The scarcity of information on human rights in North Korea began to change over the past decade as more than 20,000 defectors made their way to South Korea and because a bipartisan group formed of diplomats, Korea experts, and human rights specialists founded the Committee for Human Rights in North Korea to conduct meticulous research and produce dispassionate reports on the North Korean system (full disclosure: I serve as co-chair of the committee). Earlier in 2012 the committee released its 13th report—this one on the prison system of North Korea which houses between 150,000-200,000 people who belong to the disloyal class suspected of political crimes. Three generations of each suspected family may live out their lives in these camps because one of their ancestors fought for South Korea during the Korean War 60 years ago, had an ancestor who was a businessman or large landowner before the Communist state was created in the 1940s, or who committed a political crime such as not treating a photograph of a member of the Kim dynasty with sufficient awe. As many as 100,000 people have died in the camps from summary executions because of an infraction of camp rules, from starvation deaths because food rations are below survival levels, or from the frequent beatings or torture.
At the same time this report on the camps was released, a book came out— Escape from Camp 14 —written by Blaine Harden, a former Asia Bureau chief for the Washington Post. It is the extraordinary account of a 30-year-old man, Shin Dong-hyuk, who is one of the few people to escape from these camps to freedom through China to South Korea. The book had been on the New York Times best seller list and is being translated into other languages.
Shin was born and bred in the camps by prison guards as one of a group of child informants and spies they use to catch troublemakers among the inmates. Sex between prisoners is punishable by execution, unless arranged by the guards who chose prisoners' mates. Any woman who gets pregnant without approval—and many do from being raped by the guards—is executed, as is her new born child. Couples chosen by the guards to mate because they are particularly hard working are allowed to sleep together four or five times a year, and any children they produce are essentially brought up by the guards as informants. Shin was one of these child informants.
He saw nothing wrong when an 8-year-old girl in his school was exposed for taking five kernels of corn off the ground and putting them in her pocket. She was dragged before the class and beaten to death with a stick by the teacher for stealing food which is a capital crime. When Shin overheard his mother and brother plot to escape from the camp, he turned them in to the guards. He told Harden that his first loyalty was to the guards not to his family members who he had no relationship with. He and his father with other inmates were forced to watch as his mother was hanged and brother was shot for their plan to escape. The guards then interrogated and tortured Shin by beatings—he was 13 years old at the time—to get more information about his mother and brother. He was suspended over hot coals until he passed out from the burns.

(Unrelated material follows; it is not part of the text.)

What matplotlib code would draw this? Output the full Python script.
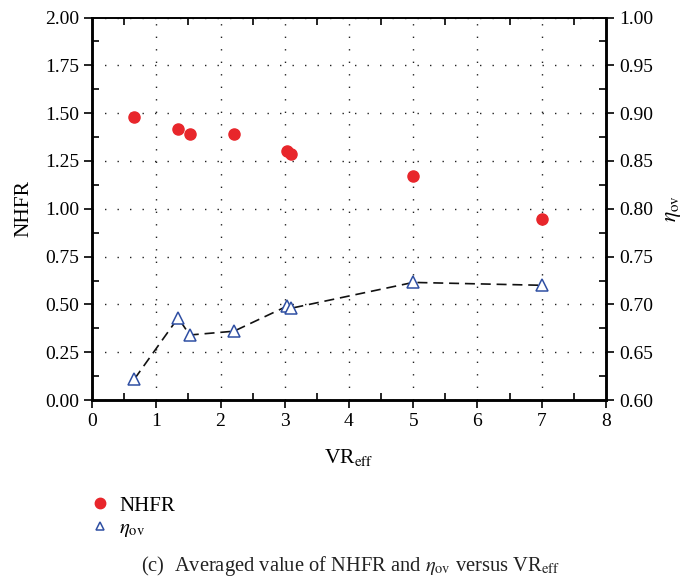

Harden wrote of his own initial skepticism about Shin Dong-Hyuk's story, but began to believe him after repeated interviews: None of the details changed save one. Shin only reluctantly admitted later that he had turned in his mother and brother which resulted in their execution. He had initially kept this secret because of the potential reaction by South Koreans and because of the gradual emergence of his own overwhelming guilt. Harden corroborated conditions in the prisons from the accounts of other former prisoners who had been released from the camps and escaped from North Korea.
I have met and heard Shin speak on two occasions where he explained that he only learned how to be a human being after he escaped. Inmates were treated as animals, he dispassionately reported. Prisoners were allowed to bathe once every two years, and given one new set of clothes once every six months. The only way they avoided starvation was by eating insects, rats, and wild greens harvested from the prison grounds.
I would have been skeptical of Shin's stories had I not interviewed North Korean refugees myself to collect material for a book I was writing on the famine that consumed the country during the 1990s. In November 1998 I traveled under cover to the Chinese border with North Korea to interview North Korean food refugees escaping the famine. In those interviews refugees reported horrific conditions in a separate system of detention camps set up to imprison those caught crossing the Chinese border. Since then the North Korean and Chinese governments have increased their efforts to seal the porous border between the two countries. Now instead of temporary detention and beatings to control these escapes, the regime more readily executes or sends them to the political prison camps. The Chinese government, fearful the escapes will turn into a mass exodus that could lead to the collapse of the Kim dynasty, has intensified its efforts since last December to round up refugees near the border and send them back to North Korea.
Satellite photographs of the camps show some signs of activity. Perhaps because of the growing media coverage of conditions in the prisons, the authorities appear to be closing some of the camps, as they are sensitive to publicity around their existence. Human rights observers do not know what is happening to the inmates.
What can be done? For 18 years the U.S. government and South Korea have engaged with the North Koreans on their nuclear weapons development programs. The talks have been an abysmal failure: They have produced little or nothing. It is time the United States and South Korea expand the agenda for any talks with North Korea to include its horrific treatment of prisoners, conditions in the North Korean penal system generally, and the appalling human rights record of the regime. On the few occasions when U.S. diplomats have brought up the subject of human rights in meetings with their diplomats, the North Koreans have been known to storm out of negotiations. Let them do it. In every meeting with the North Koreans regardless of whatever else is on the agenda the United States and any other democracy dealing with them should add human rights to the list, until at some point the camps are shut down and the prisoners released. The international community should not be naïve, however, about its ability to stop the abuses, but at least the world can put the spotlight on the Pyongyang's crimes against its own people.